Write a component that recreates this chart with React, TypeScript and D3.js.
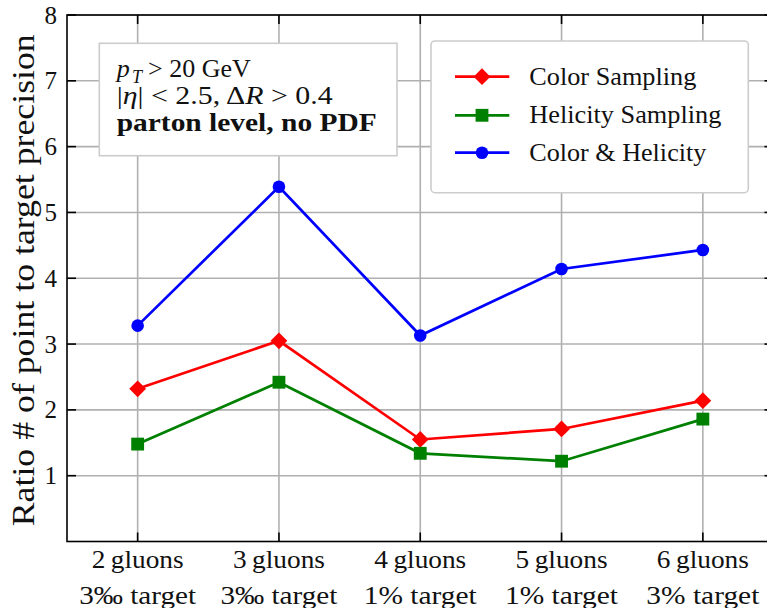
import * as d3 from "d3";
import React from "react";

const categories = ["2\u2009gluons", "3\u2009gluons", "4\u2009gluons", "5\u2009gluons", "6\u2009gluons"];
const targets = ["3\u2030 target", "3\u2030 target", "1% target", "1% target", "3% target"];
const colorSampling = [2.32, 3.05, 1.55, 1.71, 2.14];
const helicitySampling = [1.48, 2.42, 1.34, 1.22, 1.86];
const colorHelicity = [3.28, 5.39, 3.13, 4.14, 4.43];
const yTicks = [1, 2, 3, 4, 5, 6, 7, 8];

const W = 767;
const H = 608;
const margin = { left: 67, top: 15, right: 773.5, bottom: 541.5 };
const FONT = "Liberation Serif, DejaVu Serif, Times New Roman, serif";

const series = [
  { name: "Color Sampling", values: colorSampling, color: "#ff0000", shape: "diamond", len: 167 },
  { name: "Helicity Sampling", values: helicitySampling, color: "#008000", shape: "square", len: 192 },
  { name: "Color & Helicity", values: colorHelicity, color: "#0000ff", shape: "circle", len: 177 },
];

function Marker({ x, y, shape, color }) {
  if (shape === "diamond") {
    const p = d3.symbol(d3.symbolSquare, 140)();
    return <path d={p} fill={color} transform={`translate(${x},${y}) rotate(45)`} />;
  }
  if (shape === "square") {
    const p = d3.symbol(d3.symbolSquare, 165)();
    return <path d={p} fill={color} transform={`translate(${x},${y})`} />;
  }
  const p = d3.symbol(d3.symbolCircle, 125)();
  return <path d={p} fill={color} transform={`translate(${x},${y})`} />;
}

export default function App() {
  const x = d3.scaleLinear().domain([-0.5, 4.5]).range([margin.left, margin.right]);
  const y = d3.scaleLinear().domain([0, 8]).range([margin.bottom, margin.top]);
  const line = d3
    .line<number>()
    .x((_, i) => x(i))
    .y((d) => y(d));

  const legendRows = [76.7, 115.3, 152.7];
  const txt = { fontFamily: FONT, fill: "#111" };

  return (
    <svg width={W} height={H} style={{ position: "absolute", left: 0, top: 0, fontFamily: FONT }}>
      <rect x={0} y={0} width={W} height={H} fill="#fff" />
      {/* grid */}
      {yTicks.map((t) => (
        <line key={"gy" + t} x1={margin.left} x2={margin.right} y1={y(t)} y2={y(t)} stroke="#b0b0b0" strokeWidth={1.6} />
      ))}
      {categories.map((c, i) => (
        <line key={"gx" + i} x1={x(i)} x2={x(i)} y1={margin.top} y2={margin.bottom} stroke="#b0b0b0" strokeWidth={1.6} />
      ))}
      {/* ticks inward */}
      {yTicks.map((t) => (
        <g key={"ty" + t}>
          <line x1={margin.left} x2={margin.left + 9} y1={y(t)} y2={y(t)} stroke="#000" strokeWidth={1.6} />
          <line x1={margin.right - 9} x2={margin.right} y1={y(t)} y2={y(t)} stroke="#000" strokeWidth={1.6} />
          <text x={57} y={y(t) + 8.5} textAnchor="end" fontSize={25} style={txt}>
            {t}
          </text>
        </g>
      ))}
      {categories.map((c, i) => (
        <g key={"tx" + i}>
          <line x1={x(i)} x2={x(i)} y1={margin.bottom} y2={margin.bottom - 9} stroke="#000" strokeWidth={1.6} />
          <line x1={x(i)} x2={x(i)} y1={margin.top} y2={margin.top + 9} stroke="#000" strokeWidth={1.6} />
          <text x={x(i)} y={568} textAnchor="middle" fontSize={25} style={txt} textLength={92} lengthAdjust="spacingAndGlyphs">
            {c}
          </text>
          <text x={x(i)} y={604} textAnchor="middle" fontSize={25} style={txt} textLength={i < 2 ? 117 : 113} lengthAdjust="spacingAndGlyphs">
            {targets[i]}
          </text>
        </g>
      ))}
      {/* series */}
      {series.map((s) => (
        <g key={s.name}>
          <path d={line(s.values)} fill="none" stroke={s.color} strokeWidth={2.7} />
          {s.values.map((v, i) => (
            <Marker key={i} x={x(i)} y={y(v)} shape={s.shape} color={s.color} />
          ))}
        </g>
      ))}
      {/* spines */}
      <rect
        x={margin.left}
        y={margin.top}
        width={margin.right - margin.left}
        height={margin.bottom - margin.top}
        fill="none"
        stroke="#000"
        strokeWidth={1.6}
      />
      {/* y label */}
      <text
        transform={`translate(34,${(margin.top + margin.bottom) / 2 + 2}) rotate(-90)`}
        textAnchor="middle"
        fontSize={32}
        textLength={492}
        lengthAdjust="spacingAndGlyphs"
        style={txt}
      >
        Ratio # of point to target precision
      </text>
      {/* annotation box */}
      <rect x={99.3} y={43.3} width={297.7} height={112.4} fill="#fff" stroke="#cccccc" strokeWidth={1.6} />
      <text x={116.7} y={77} fontSize={26} fontStyle="italic" style={txt}>
        p
      </text>
      <text x={132} y={83} fontSize={18} fontStyle="italic" style={txt}>
        T
      </text>
      <text x={148} y={77} fontSize={26} style={txt}>
        &gt; 20 GeV
      </text>
      <text x={116.7} y={104} fontSize={26} style={txt} textLength={216} lengthAdjust="spacingAndGlyphs">
        |<tspan fontStyle="italic">η</tspan>| &lt; 2.5,  Δ<tspan fontStyle="italic">R</tspan> &gt; 0.4
      </text>
      <text x={116.7} y={131} fontSize={26} fontWeight="bold" style={txt} textLength={260} lengthAdjust="spacingAndGlyphs">
        parton level,  no PDF
      </text>
      {/* legend */}
      <rect x={431} y={41} width={317.3} height={151.7} rx={4} fill="#fff" stroke="#cccccc" strokeWidth={1.6} />
      {series.map((s, i) => (
        <g key={"lg" + i}>
          <line x1={455} x2={509.3} y1={legendRows[i]} y2={legendRows[i]} stroke={s.color} strokeWidth={2.7} />
          <Marker x={482} y={legendRows[i]} shape={s.shape} color={s.color} />
          <text x={529.3} y={legendRows[i] + 8} fontSize={26} style={txt} textLength={s.len} lengthAdjust="spacingAndGlyphs">
            {s.name}
          </text>
        </g>
      ))}
    </svg>
  );
}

────

Skip the pictures and restate exactly the lines from the beginning of the listing to the line with "const yTicks = [1, 2, 3, 4, 5, 6, 7, 8];", that line included.

Write a component that recreates this chart with React, TypeScript and D3.js.
import * as d3 from "d3";
import React from "react";

const categories = ["2\u2009gluons", "3\u2009gluons", "4\u2009gluons", "5\u2009gluons", "6\u2009gluons"];
const targets = ["3\u2030 target", "3\u2030 target", "1% target", "1% target", "3% target"];
const colorSampling = [2.32, 3.05, 1.55, 1.71, 2.14];
const helicitySampling = [1.48, 2.42, 1.34, 1.22, 1.86];
const colorHelicity = [3.28, 5.39, 3.13, 4.14, 4.43];
const yTicks = [1, 2, 3, 4, 5, 6, 7, 8];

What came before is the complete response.